**Dataset extract:**
[start]
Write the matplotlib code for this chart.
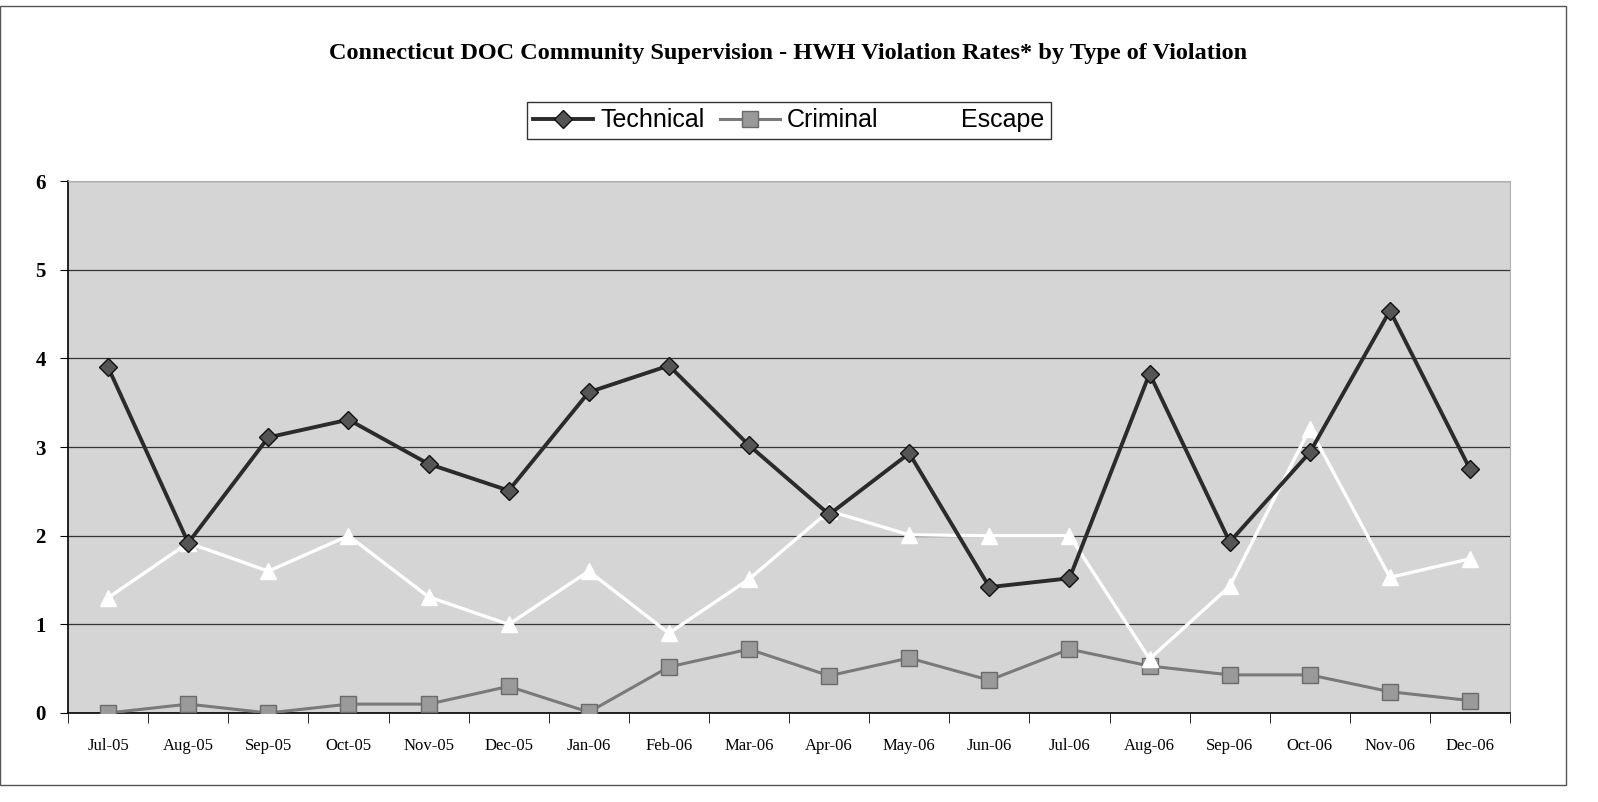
[end]
[start]
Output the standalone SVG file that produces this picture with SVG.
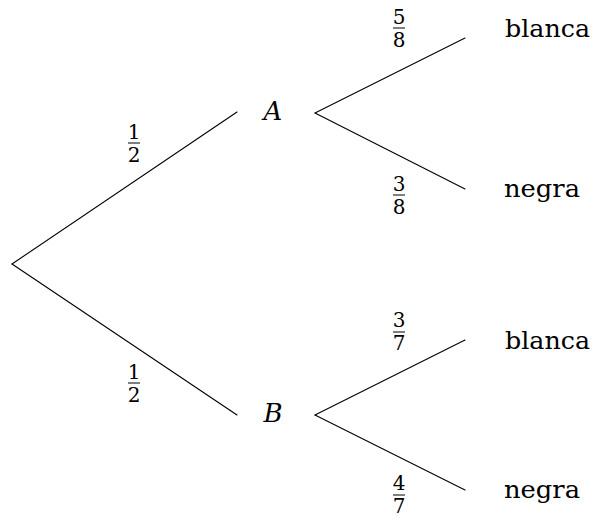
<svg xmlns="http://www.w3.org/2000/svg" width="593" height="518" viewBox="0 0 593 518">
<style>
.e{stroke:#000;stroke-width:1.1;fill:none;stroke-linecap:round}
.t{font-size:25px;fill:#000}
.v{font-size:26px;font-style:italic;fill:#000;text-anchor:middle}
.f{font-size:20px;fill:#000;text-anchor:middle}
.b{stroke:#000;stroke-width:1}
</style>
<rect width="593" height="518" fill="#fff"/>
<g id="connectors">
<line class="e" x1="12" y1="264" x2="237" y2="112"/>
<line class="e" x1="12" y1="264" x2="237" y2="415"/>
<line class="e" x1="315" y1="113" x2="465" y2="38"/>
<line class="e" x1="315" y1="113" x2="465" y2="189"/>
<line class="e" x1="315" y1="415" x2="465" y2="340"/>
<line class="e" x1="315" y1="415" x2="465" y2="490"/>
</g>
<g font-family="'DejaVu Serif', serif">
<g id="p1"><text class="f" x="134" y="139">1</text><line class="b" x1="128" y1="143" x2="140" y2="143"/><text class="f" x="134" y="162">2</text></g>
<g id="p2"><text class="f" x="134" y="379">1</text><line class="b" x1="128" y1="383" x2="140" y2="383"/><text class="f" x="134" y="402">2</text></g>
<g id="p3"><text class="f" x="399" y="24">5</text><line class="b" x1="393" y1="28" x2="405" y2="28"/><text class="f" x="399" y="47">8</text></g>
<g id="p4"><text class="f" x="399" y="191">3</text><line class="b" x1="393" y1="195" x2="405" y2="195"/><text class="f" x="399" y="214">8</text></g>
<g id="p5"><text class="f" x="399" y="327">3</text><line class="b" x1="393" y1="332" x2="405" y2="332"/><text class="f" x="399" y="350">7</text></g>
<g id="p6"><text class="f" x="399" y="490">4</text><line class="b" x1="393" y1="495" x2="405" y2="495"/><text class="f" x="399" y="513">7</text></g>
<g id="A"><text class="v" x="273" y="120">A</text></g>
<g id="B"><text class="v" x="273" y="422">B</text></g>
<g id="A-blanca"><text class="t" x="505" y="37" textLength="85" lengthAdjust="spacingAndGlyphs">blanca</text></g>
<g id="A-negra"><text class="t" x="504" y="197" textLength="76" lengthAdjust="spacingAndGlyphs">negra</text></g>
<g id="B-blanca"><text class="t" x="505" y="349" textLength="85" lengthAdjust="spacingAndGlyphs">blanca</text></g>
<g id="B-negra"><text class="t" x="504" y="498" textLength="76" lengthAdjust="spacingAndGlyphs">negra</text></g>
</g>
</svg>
[end]
**Aim:**
Using the records above, copy each line that contains "this".

**Full solution:**
Write the matplotlib code for this chart.
Output the standalone SVG file that produces this picture with SVG.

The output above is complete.